I won’t enter details but to give you a gist, PySpark replaced Hadoop for many operations due to the following reasons:

  • In-Memory operation
  • High-level interface via Dataframes
  • Spark SQL

Now, I will talk about Data-Driven Architecture for Managing Big Data and Business Intelligence

Metadata in the Business Intelligence System

The business intelligence system is data-driven, which is to say that it is metadata-driven. Unlike most of the data we have discussed to this point, we will be storing this in a database, and fully normalizing it. This is also referred to as BI Data Dictionary.

Krishnan has listed out 9 types of metadata:

  • Technical Metadata: The base level of our dictionary describes all of our data layouts, including names and type specifications for all columns. Eg tables used for ETL or forwarding data. Technical metadata also includes a vague or less-specific characterization of big data sources
  • Business Metadata: While technical metadata gives us table names, business metadata describes the business entities which reside in those tables. This is also where constraints and rules reside that dictate the formats and units of the business data we collect and analyze along with authority for that data. Many businesses include in this metadata a “Data Element Dictionary.” A data element dictionary defines the uses of field-level data types apart from a table.
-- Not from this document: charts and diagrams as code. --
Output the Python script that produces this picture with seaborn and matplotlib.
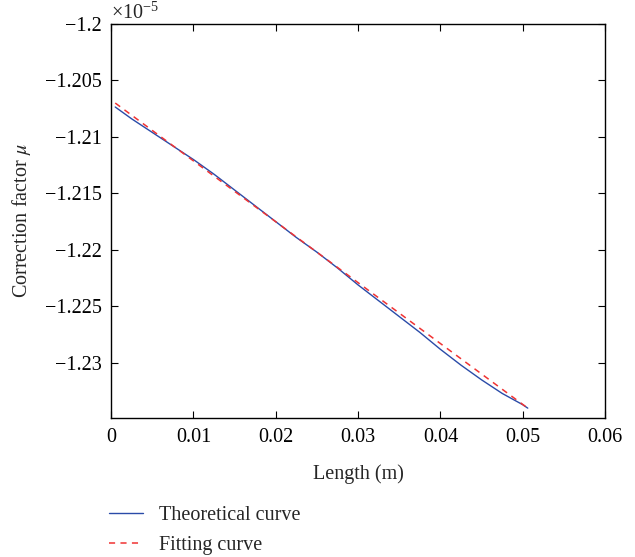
import pandas as pd
import matplotlib
matplotlib.use('Agg')
import matplotlib.pyplot as plt
import seaborn as sns
from matplotlib.ticker import FuncFormatter

# Theoretical curve, length in m, factor in units of 1e-5
length_theory = [0.0005, 0.0025, 0.005, 0.0075, 0.01, 0.0125, 0.015, 0.0175,
                 0.02, 0.0225, 0.025, 0.0275, 0.03, 0.0325, 0.035, 0.0375,
                 0.04, 0.0425, 0.045, 0.0475, 0.05, 0.0506]
mu_theory = [-1.20735, -1.2084, -1.2096, -1.2108, -1.2120, -1.2133, -1.2147,
             -1.2161, -1.2175, -1.2189, -1.2202, -1.2216, -1.2231, -1.2245,
             -1.2259, -1.2273, -1.2288, -1.2302, -1.2315, -1.2327, -1.2337,
             -1.2340]

# Fitting curve (straight line)
length_fit = [0.0005, 0.0506]
mu_fit = [-1.2070, -1.2340]

scale = 1e-5
theory = pd.DataFrame({'Length': length_theory, 'mu': [v * scale for v in mu_theory]})
fit = pd.DataFrame({'Length': length_fit, 'mu': [v * scale for v in mu_fit]})

sns.set_style('white')
plt.rcParams['font.family'] = ['Liberation Serif', 'DejaVu Serif']
plt.rcParams['mathtext.fontset'] = 'stix'
fs = 14.5

fig = plt.figure(figsize=(6.35, 5.57), dpi=100)
ax = fig.add_axes([0.175, 0.2496, 0.778, 0.7074])

sns.lineplot(data=theory, x='Length', y='mu', ax=ax, color='#2a4ba8',
             linewidth=1.0, label='Theoretical curve', legend=False)
sns.lineplot(data=fit, x='Length', y='mu', ax=ax, color='#f03333',
             linewidth=1.1, linestyle=(0, (4, 3.5)), label='Fitting curve', legend=False)

ax.set_xlim(0, 0.06)
ax.set_ylim(-1.23487e-5, -1.2e-5)
ax.set_xticks([0, 0.01, 0.02, 0.03, 0.04, 0.05, 0.06])
ax.set_yticks([v * scale for v in [-1.23, -1.225, -1.22, -1.215, -1.21, -1.205, -1.2]])
ax.xaxis.set_major_formatter(FuncFormatter(lambda v, p: f'{v:g}'))
ax.yaxis.set_major_formatter(FuncFormatter(lambda v, p: f'{v / scale:.4g}'.replace('-', '\u2212')))
ax.tick_params(direction='in', bottom=True, left=True, top=True, right=True,
               length=5, width=0.8, labelsize=fs, pad=7, colors='black')
for s in ax.spines.values():
    s.set_color('black')
    s.set_linewidth(1.0)

ax.set_xlabel('Length (m)', fontsize=fs, labelpad=13)
ax.set_ylabel('Correction factor $\\mu$', fontsize=fs, labelpad=8)
ax.text(0.0, 1.0, '\u00d710$^{\\mathregular{\u22125}}$', transform=ax.transAxes,
        ha='left', va='bottom', fontsize=fs)

fig.legend(loc='upper left', bbox_to_anchor=(0.172, 0.091), frameon=False,
           handlelength=1.7, handletextpad=0.75, labelspacing=0.5,
           borderpad=0, borderaxespad=0, fontsize=fs)

fig.savefig('out.png', dpi=100)
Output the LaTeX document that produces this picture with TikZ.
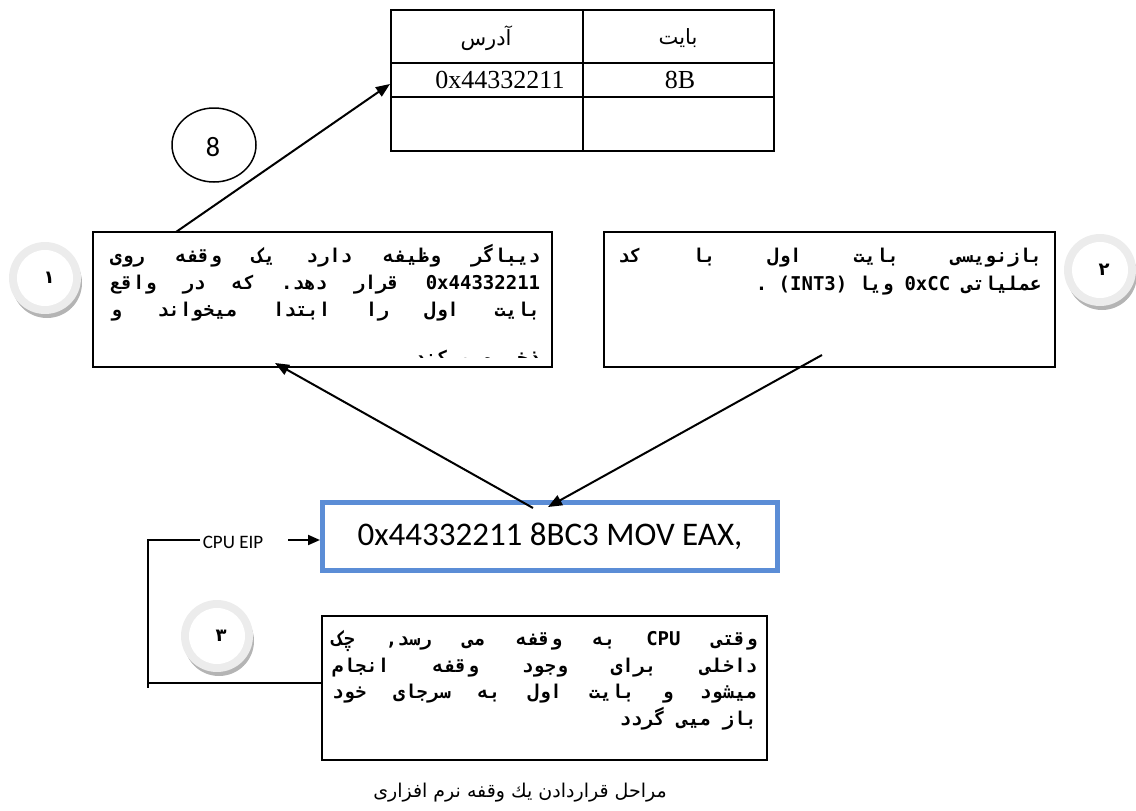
\documentclass[tikz,border=0pt]{standalone}
\usepackage{fontspec}
\setmainfont{Liberation Serif}
\newfontfamily\arab[Script=Arabic]{DejaVu Sans}
\newfontfamily\arabmono[Script=Arabic]{DejaVu Sans Mono}
\newfontfamily\calib{Carlito}
\TeXXeTstate=1
\usetikzlibrary{arrows.meta,calc}
\definecolor{mainblue}{RGB}{91,141,214}
\definecolor{ringgray}{RGB}{236,236,236}
\definecolor{shadowgray}{RGB}{180,180,180}
\newcommand{\jl}[2]{\makebox[#1pt][s]{#2}}
\newcommand{\rl}[1]{\beginR #1\endR}
\newcommand{\w}[1]{\hbox{#1}}
\tikzset{
  textbox/.style={draw,line width=1.5pt,inner sep=0pt},
  conn/.style={line width=2pt,-{Triangle[length=14pt,width=11pt]}},
  boxtext/.style={anchor=base west,inner sep=0pt,font=\arabmono\bfseries\fontsize{19}{21}\selectfont},
  lastline/.style={boxtext,anchor=base east},
  tabletext/.style={inner sep=0pt,font=\fontsize{26}{28}\selectfont},
  headtext/.style={inner sep=0pt,font=\arab\fontsize{21}{24}\selectfont},
  numtext/.style={inner sep=0pt,font=\arab\bfseries\fontsize{18}{20}\selectfont},
}
\newcommand{\stepcircle}[3]{%
  \fill[shadowgray] ($(#1)+(2,5)$) circle (35);
  \fill[ringgray] (#1) circle (36);
  \fill[white] (#1) circle (28);
  \node[numtext] (#2) at ($(#1)+(4,0)$) {#3};
}
\begin{document}
\begin{tikzpicture}[x=1pt,y=-1pt]
\useasboundingbox (0,0) rectangle (1136,811);

% table
\draw[line width=1.5pt] (391,10) rectangle (774,151);
\draw[line width=1.5pt] (391,63) -- (774,63) (391,97) -- (774,97) (583,10) -- (583,151);
\node[headtext] (hA) at (486,38) {آدرس};
\node[headtext] (hB) at (678,38) {بایت};
\node[tabletext] (vA) at (500,80) {0x44332211};
\node[tabletext] (vB) at (680,80) {8B};
\coordinate (tbl) at (390,84);

% ellipse 8
\draw[line width=1.5pt] (214,145) ellipse [x radius=42, y radius=37];
\node[inner sep=0pt,font=\calib\fontsize{28}{30}\selectfont] (eight) at (213,147) {8};

% box 1
\node[textbox,minimum width=459pt,minimum height=135pt] (box1) at (322.5,299.5) {};
\node[boxtext] (b1l1) at (110,262) {\jl{430}{\w{روی} \w{وقفه} \w{یک} \w{دارد} \w{وظیفه} \w{دیباگر}}};
\node[boxtext] (b1l2) at (110,289) {\jl{430}{\w{واقع} \w{در} \w{که} \w{دهد.} \w{قرار} \w{0x44332211}}};
\node[boxtext] (b1l3) at (110,316) {\jl{430}{\w{و} \w{میخواند} \w{ابتدا} \w{را} \w{اول} \w{بایت}}};
\begin{scope}
\clip (100,340) rectangle (545,357);
\node[lastline] (b1l4) at (540,364) {\w{میکند} \w{ذخیره}};
\end{scope}

% box 2
\node[textbox,minimum width=451pt,minimum height=135pt] (box2) at (829.5,299.5) {};
\node[boxtext] (b2l1) at (618,262) {\jl{424}{\w{کد} \w{با} \w{اول} \w{بایت} \w{بازنویسی}}};
\node[lastline] (b2l2) at (1042,290) {\w{.} \w{(INT3)} \w{ویا} \w{0xCC} \w{عملیاتی}};

% main box
\node[draw=mainblue,line width=5pt,minimum width=455pt,minimum height=68pt,inner sep=0pt,font=\calib\fontsize{33}{36}\selectfont] (main) at (550,536.5) {0x44332211 8BC3 MOV EAX,};

% CPU EIP
\node[inner sep=0pt,font=\calib\fontsize{19}{21}\selectfont] (eip) at (233,542) {CPU EIP};
\coordinate (eipS) at (288,540);
\draw[line width=2pt,-{Triangle[length=12pt,width=10pt]}] (eipS) -- (main.west |- eipS);

% box 3
\node[textbox,minimum width=445pt,minimum height=144pt] (box3) at (544.5,688) {};
\node[boxtext] (b3l1) at (332,645) {\jl{425}{\w{چک} \w{رسد,} \w{می} \w{وقفه} \w{به} \w{CPU} \w{وقتی}}};
\node[boxtext] (b3l2) at (332,672) {\jl{425}{\w{انجام} \w{وقفه} \w{وجود} \w{برای} \w{داخلی}}};
\node[boxtext] (b3l3) at (332,698) {\jl{425}{\w{خود} \w{سرجای} \w{به} \w{اول} \w{بایت} \w{و} \w{میشود}}};
\node[lastline] (b3l4) at (757,725) {\w{گردد} \w{میی} \w{باز}};

% bracket
\coordinate (br1) at (200,540);
\coordinate (br2) at (148,540);
\coordinate (br3) at (148,688);
\coordinate (br4) at (148,683);
\draw[line width=2pt] (br1) -- (br2) -- (br3);
\draw[line width=1.5pt] (br4) -- (box3.west |- br4);

% circles
\stepcircle{45,278}{c1}{١}
\stepcircle{1100,270}{c2}{٢}
\stepcircle{217,636}{c3}{٣}

% connectors
\coordinate (a1s) at (176,232);
\draw[conn] (a1s) -- (tbl);
\coordinate (a2s) at (533,508);
\coordinate (a2e) at (275,363);
\draw[conn] (a2s) -- (a2e);
\coordinate (a3s) at (822,355);
\coordinate (a3e) at (548,507);
\draw[conn] (a3s) -- (a3e);

% caption
\node[inner sep=0pt,font=\arab\fontsize{19}{22}\selectfont] (cap) at (520,793) {\rl{مراحل قراردادن یك وقفه نرم افزاری}};
\end{tikzpicture}
\end{document}
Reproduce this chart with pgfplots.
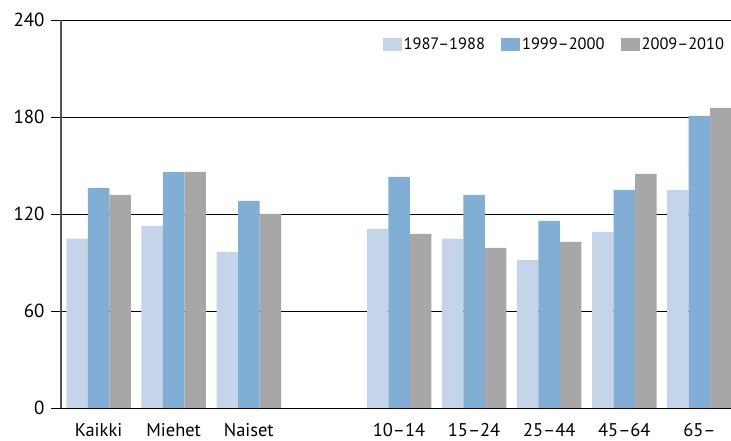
\documentclass[border=0pt]{standalone}
\usepackage{fontspec}
\setmainfont{PT Sans}
\usepackage{pgfplots}
\pgfplotsset{compat=1.18}
\definecolor{lightb}{HTML}{C4D5EA}
\definecolor{midb}{HTML}{80AED5}
\definecolor{greyb}{HTML}{A7A7A7}
\definecolor{yaxis}{HTML}{555555}
\newcommand{\chartfont}{\fontsize{16.5}{19}\selectfont}
\newcommand{\tickfont}{\fontsize{19}{22}\selectfont}
\begin{document}
\begin{tikzpicture}
\begin{axis}[
    at={(0,0)}, anchor=south west,
    scale only axis,
    width=670bp, height=388bp,
    ybar=0pt, bar width=21.5bp,
    xmin=-0.5, xmax=8.42,
    ymin=0, ymax=240,
    ytick={0,60,120,180,240},
    xtick={0,1,2,4,5,6,7,8},
    xticklabels={Kaikki,Miehet,Naiset,10–14,15–24,25–44,45–64,65–},
    axis x line*=bottom, axis y line*=left,
    x axis line style={-, black, line width=0.8bp},
    y axis line style={-, draw=yaxis, line width=1.6bp},
    ymajorgrids=true,
    major grid style={black, line width=0.8bp},
    tick align=outside,
    major tick length=10bp,
    ytick style={black, line width=0.8bp},
    xtick style={draw=none},
    ticklabel style={font=\tickfont},
    /pgf/number format/assume math mode=true,
    yticklabel style={xshift=-3bp},
    xticklabel style={inner sep=0pt, yshift=-5.5bp, font=\fontsize{18.5}{21}\selectfont},
    legend columns=3,
    legend cell align=left,
    legend style={draw=none, fill=none, font=\chartfont,
        at={(rel axis cs:0.993,0.96)}, anchor=north east, inner sep=0pt,
        nodes={inner sep=2bp},
        /tikz/every even column/.append style={column sep=14bp}},
    legend image code/.code={\fill[#1] (0bp,-6.5bp) rectangle (19bp,6.5bp);},
]
\addplot[fill=lightb, draw=none] coordinates {
    (0,104.7) (1,112.7) (2,96.6) (4,110.8) (5,104.7) (6,91.7) (7,109.0) (8,134.9)};
\addlegendentry{1987–1988}
\addplot[fill=midb, draw=none] coordinates {
    (0,136.2) (1,146.1) (2,128.1) (4,143.0) (5,131.9) (6,115.8) (7,134.9) (8,180.7)};
\addlegendentry{1999–2000}
\addplot[fill=greyb, draw=none] coordinates {
    (0,131.9) (1,146.1) (2,120.1) (4,107.7) (5,99.1) (6,102.8) (7,144.8) (8,185.6)};
\addlegendentry{2009–2010}
\end{axis}
\pgfresetboundingbox
\path (-61bp,-33bp) rectangle (670bp,408bp);
\end{tikzpicture}
\end{document}
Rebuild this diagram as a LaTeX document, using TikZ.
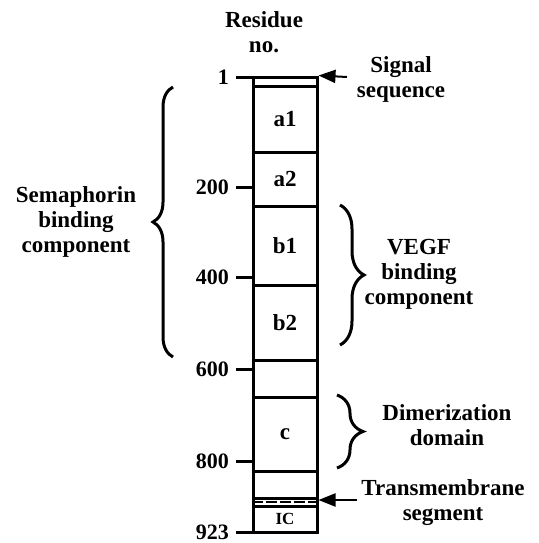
\documentclass[tikz,border=0pt]{standalone}
\usepackage{fontspec}
\setmainfont{Liberation Serif}
\usetikzlibrary{arrows.meta,decorations.pathreplacing}

\begin{document}
\begin{tikzpicture}[yscale=-1
,segbox/.style={draw=black,line width=3pt,minimum width=64pt,inner sep=0,font=\bfseries\fontsize{23}{25}\selectfont}
,tickline/.style={draw=black,line width=3pt}
,numlab/.style={anchor=east,inner sep=0,font=\bfseries\fontsize{22}{24}\selectfont}
,lab/.style={align=center,inner sep=0,font=\bfseries\fontsize{23}{25}\selectfont}
,ptr/.style={draw=black,line width=2pt,-{Triangle[length=17pt,width=13pt]}}
,curly/.style={draw=black,line width=3pt,decorate,decoration={brace,amplitude=#1}}
]
\useasboundingbox (0pt,0pt) rectangle (538pt,543pt);
% column of domains
\node[segbox,minimum height=9pt] (sig) at (285pt,81.5pt) {};
\node[segbox,minimum height=66pt] (a1) at (285pt,119pt) {a1};
\node[segbox,minimum height=54pt] (a2) at (285pt,179pt) {a2};
\node[segbox,minimum height=79pt] (b1) at (285pt,245.5pt) {b1};
\node[segbox,minimum height=75pt] (b2) at (285pt,322.5pt) {b2};
\node[segbox,minimum height=37pt] (gapa) at (285pt,378.5pt) {};
\node[segbox,minimum height=74pt] (c) at (285pt,434pt) {c};
\node[segbox,minimum height=27pt] (gapb) at (285pt,484.5pt) {};
\node[segbox,minimum height=8pt] (tm) at (285pt,502pt) {};
\draw[black,line width=2pt,dash pattern=on 11pt off 3pt] (tm.west) -- (tm.east);
\node[segbox,minimum height=26pt,font=\bfseries\fontsize{17}{19}\selectfont] (ic) at (285pt,519pt) {IC};
% residue scale
\node[lab] (residue) at (264pt,32pt) {Residue\\no.};
\foreach \yy/\num in {77/1,187/200,277/400,369/600,461/800,532/923}{
  \draw[tickline] (236pt,\yy pt) -- (253pt,\yy pt);
  \node[numlab] (n\num) at (229pt,\yy pt) {\num};
}
% pointers
\node[lab] (signal) at (401pt,79pt) {Signal\\sequence};
\coordinate (sigtail) at (347pt,77pt);
\draw[ptr] (sigtail) -- (sig.north east);
\node[lab] (transm) at (443pt,503pt) {Transmembrane\\segment};
\coordinate (tmtail) at (357pt,500pt);
\draw[ptr] (tmtail) -- (tm.east |- tmtail);
% braces
\coordinate (semabot) at (173pt,357pt);
\coordinate (sematop) at (173pt,87pt);
\draw[curly=20pt] (semabot) -- (sematop);
\node[lab] (sema) at (76pt,222pt) {Semaphorin\\binding\\component};
\coordinate (vegftop) at (340pt,205pt);
\coordinate (vegfbot) at (340pt,345pt);
\draw[curly=24pt] (vegftop) -- (vegfbot);
\node[lab] (vegf) at (419pt,274pt) {VEGF\\binding\\component};
\coordinate (dimtop) at (337pt,395pt);
\coordinate (dimbot) at (337pt,468pt);
\draw[curly=26pt] (dimtop) -- (dimbot);
\node[lab] (dimer) at (447pt,425pt) {Dimerization\\domain};
\end{tikzpicture}
\end{document}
These can also be termed as domains. Besides, business metadata often have a history of the definition and redefinition of its contents.
  • Contextual Metadata: This type of metadata helps you to identify the source or the circumstances of data acquisition. Context can also include publication date, mail or web server, retrieval dates, edition, and references to that data, twitter hashtags, etc.
  • Process-Design-Level Metadata: BI systems are always moving around data and so the processes involved in this movement are identified and specified in the process metadata. It lets you ask the following questions: i) What is the source system for the data? ii) Is there a schema, or just a table or file name? iii) What is the destination of this processing?
  • Programming Metadata: Part of our metadata management will be to capture, describe, and report the software we have built for our BI system. We need to provide source version references, the systems where we run it, and dependencies with other software, machine learning algorithms, etc. The best part is that the programs themselves can reference this data to record their progress and results.
  • Operational Metadata: It consists of scheduling information, sequencing, and run history. Take a look at Airflow’s DAG runs and what data it entails.
  • Infrastructure Metadata: It consists of the level of hardware used and operating system platform, and includes network addresses, network connectivity, and network connection information.
  • Algorithm Metadata: You need more specific and detailed information on analysis, even while it carries less intrinsic structural information. For the data warehouse, in contrast, analysis metadata is more like parameters and filters and such for known types of reports and visualization. Algorithmic metadata includes the name and category of the algorithm — pattern processing, regressions, machine learning, predictive analytics, etc.
  • Business Intelligence Metadata: This metadata stores how you ran the OLAP cube builder, the clickstream analyzer, the reporting system, the data mining.